— Begin RECORD EXCERPTS —

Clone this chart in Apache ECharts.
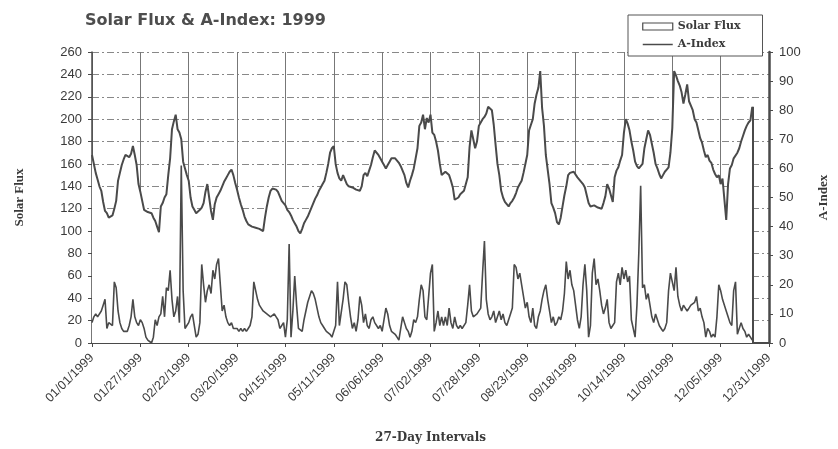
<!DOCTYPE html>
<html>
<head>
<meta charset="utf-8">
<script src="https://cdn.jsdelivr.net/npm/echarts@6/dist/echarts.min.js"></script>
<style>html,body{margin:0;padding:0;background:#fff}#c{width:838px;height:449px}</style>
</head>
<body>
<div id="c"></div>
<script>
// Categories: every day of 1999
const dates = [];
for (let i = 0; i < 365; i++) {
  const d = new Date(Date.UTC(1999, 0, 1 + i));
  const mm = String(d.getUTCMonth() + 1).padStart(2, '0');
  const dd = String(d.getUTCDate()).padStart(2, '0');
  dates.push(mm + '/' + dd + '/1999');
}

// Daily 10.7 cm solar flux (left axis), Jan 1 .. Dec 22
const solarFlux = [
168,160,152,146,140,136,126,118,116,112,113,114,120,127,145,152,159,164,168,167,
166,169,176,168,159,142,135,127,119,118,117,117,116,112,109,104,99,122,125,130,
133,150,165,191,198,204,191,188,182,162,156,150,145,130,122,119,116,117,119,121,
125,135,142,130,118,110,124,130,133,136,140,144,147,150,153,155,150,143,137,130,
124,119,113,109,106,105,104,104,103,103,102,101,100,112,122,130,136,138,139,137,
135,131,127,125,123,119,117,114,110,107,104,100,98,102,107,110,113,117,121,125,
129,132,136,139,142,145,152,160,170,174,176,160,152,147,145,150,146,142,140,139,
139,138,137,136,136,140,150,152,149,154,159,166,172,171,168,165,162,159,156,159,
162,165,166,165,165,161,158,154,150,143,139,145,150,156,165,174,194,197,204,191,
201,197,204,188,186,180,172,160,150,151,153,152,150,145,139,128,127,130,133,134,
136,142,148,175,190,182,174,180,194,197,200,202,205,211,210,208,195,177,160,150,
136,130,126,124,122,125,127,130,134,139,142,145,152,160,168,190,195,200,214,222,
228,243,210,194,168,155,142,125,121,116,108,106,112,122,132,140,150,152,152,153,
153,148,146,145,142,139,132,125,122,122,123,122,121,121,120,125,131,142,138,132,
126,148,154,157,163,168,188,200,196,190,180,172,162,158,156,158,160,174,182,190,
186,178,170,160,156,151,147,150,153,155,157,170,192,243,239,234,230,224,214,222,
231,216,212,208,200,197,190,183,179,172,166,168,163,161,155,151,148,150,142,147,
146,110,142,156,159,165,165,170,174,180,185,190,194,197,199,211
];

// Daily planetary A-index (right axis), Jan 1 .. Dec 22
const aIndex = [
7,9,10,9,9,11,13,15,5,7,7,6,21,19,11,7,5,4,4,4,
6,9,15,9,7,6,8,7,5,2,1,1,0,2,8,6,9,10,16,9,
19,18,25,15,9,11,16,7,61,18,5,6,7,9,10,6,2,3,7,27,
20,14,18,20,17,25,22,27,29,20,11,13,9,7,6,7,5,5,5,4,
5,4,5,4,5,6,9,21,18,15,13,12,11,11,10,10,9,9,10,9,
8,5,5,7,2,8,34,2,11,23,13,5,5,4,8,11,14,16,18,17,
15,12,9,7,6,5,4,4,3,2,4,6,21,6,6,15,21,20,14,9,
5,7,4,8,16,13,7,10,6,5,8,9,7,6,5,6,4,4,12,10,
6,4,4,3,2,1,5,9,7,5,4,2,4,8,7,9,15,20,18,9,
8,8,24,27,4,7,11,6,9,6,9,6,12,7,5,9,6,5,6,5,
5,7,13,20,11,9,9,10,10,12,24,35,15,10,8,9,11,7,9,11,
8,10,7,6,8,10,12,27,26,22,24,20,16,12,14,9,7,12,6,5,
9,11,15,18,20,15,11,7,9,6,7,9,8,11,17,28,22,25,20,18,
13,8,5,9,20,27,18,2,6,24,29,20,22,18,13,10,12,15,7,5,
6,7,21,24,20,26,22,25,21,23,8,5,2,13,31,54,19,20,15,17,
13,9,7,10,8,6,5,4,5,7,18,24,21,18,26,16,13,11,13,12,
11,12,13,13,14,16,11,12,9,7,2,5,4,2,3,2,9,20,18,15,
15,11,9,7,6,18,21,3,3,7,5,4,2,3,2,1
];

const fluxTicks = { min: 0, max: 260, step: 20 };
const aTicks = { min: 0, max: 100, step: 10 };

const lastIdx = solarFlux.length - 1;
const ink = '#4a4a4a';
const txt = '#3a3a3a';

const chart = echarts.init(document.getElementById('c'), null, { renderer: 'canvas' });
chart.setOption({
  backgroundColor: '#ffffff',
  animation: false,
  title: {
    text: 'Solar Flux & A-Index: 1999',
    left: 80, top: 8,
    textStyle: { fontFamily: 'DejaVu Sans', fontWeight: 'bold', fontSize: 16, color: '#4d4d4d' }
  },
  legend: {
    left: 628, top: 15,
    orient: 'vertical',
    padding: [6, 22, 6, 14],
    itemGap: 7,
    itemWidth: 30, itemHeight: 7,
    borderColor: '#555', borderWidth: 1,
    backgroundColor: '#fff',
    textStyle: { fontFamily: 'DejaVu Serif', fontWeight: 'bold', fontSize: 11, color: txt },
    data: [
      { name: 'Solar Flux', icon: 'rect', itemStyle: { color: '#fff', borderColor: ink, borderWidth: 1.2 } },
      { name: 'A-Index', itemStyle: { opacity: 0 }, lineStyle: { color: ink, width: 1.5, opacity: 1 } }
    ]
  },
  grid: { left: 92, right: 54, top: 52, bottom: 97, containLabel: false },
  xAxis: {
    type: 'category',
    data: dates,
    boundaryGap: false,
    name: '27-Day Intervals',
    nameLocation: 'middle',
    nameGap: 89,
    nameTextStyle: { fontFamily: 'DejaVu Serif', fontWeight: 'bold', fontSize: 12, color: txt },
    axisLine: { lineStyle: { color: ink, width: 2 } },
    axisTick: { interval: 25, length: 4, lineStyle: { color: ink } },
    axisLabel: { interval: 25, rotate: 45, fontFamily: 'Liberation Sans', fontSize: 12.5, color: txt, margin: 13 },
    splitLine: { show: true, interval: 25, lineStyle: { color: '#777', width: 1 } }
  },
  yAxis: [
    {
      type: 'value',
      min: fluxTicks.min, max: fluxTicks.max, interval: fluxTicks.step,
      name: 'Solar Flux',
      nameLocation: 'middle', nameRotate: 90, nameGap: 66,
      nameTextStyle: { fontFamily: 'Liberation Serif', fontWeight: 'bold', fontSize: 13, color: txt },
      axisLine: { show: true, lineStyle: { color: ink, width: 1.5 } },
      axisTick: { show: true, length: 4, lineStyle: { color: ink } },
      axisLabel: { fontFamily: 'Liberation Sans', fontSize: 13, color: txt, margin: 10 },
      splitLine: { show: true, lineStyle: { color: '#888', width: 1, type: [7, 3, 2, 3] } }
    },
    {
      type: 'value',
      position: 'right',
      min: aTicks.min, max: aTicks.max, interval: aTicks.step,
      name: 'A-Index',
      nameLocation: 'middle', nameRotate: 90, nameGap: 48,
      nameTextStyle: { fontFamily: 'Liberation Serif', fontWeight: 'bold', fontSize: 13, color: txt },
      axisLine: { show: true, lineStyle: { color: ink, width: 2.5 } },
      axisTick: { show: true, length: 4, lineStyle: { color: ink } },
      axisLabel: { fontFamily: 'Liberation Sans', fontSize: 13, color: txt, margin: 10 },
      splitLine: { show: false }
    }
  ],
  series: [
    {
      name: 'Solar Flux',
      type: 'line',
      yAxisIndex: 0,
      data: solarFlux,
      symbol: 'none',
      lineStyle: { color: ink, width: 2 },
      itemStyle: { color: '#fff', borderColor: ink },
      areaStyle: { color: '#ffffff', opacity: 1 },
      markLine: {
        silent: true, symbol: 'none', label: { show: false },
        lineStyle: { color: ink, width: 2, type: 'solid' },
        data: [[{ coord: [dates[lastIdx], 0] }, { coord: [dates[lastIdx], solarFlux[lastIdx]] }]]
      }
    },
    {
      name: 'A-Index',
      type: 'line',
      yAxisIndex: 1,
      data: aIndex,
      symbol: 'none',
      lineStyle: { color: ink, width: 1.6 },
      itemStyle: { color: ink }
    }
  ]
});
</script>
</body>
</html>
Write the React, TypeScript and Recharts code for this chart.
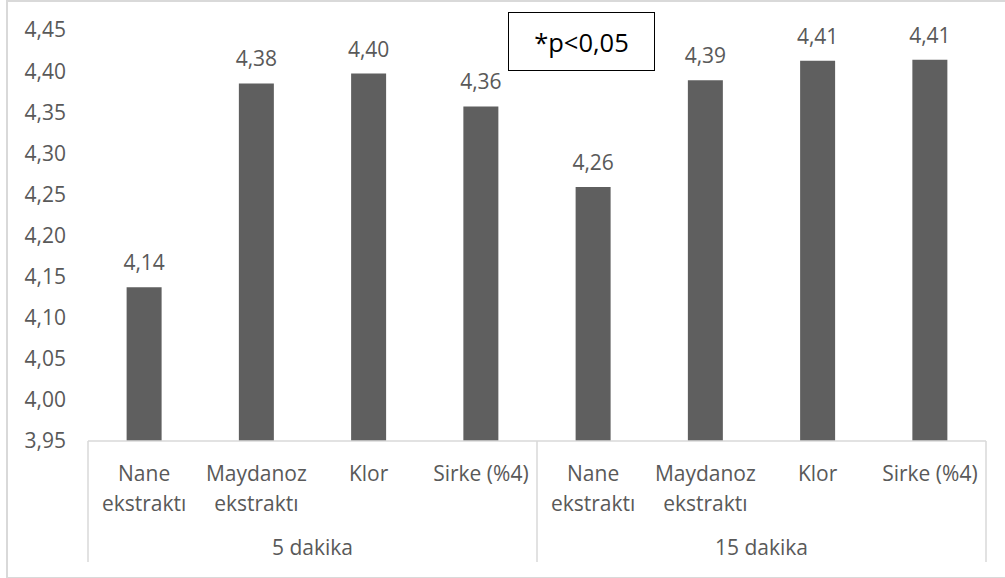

— End RECORD EXCERPTS —

GOAL OF THE EXERCISE. Look through the material above. Copy each line where the word "this" appears.

RESPONSE BELOW.
Clone this chart in Apache ECharts.
Write the React, TypeScript and Recharts code for this chart.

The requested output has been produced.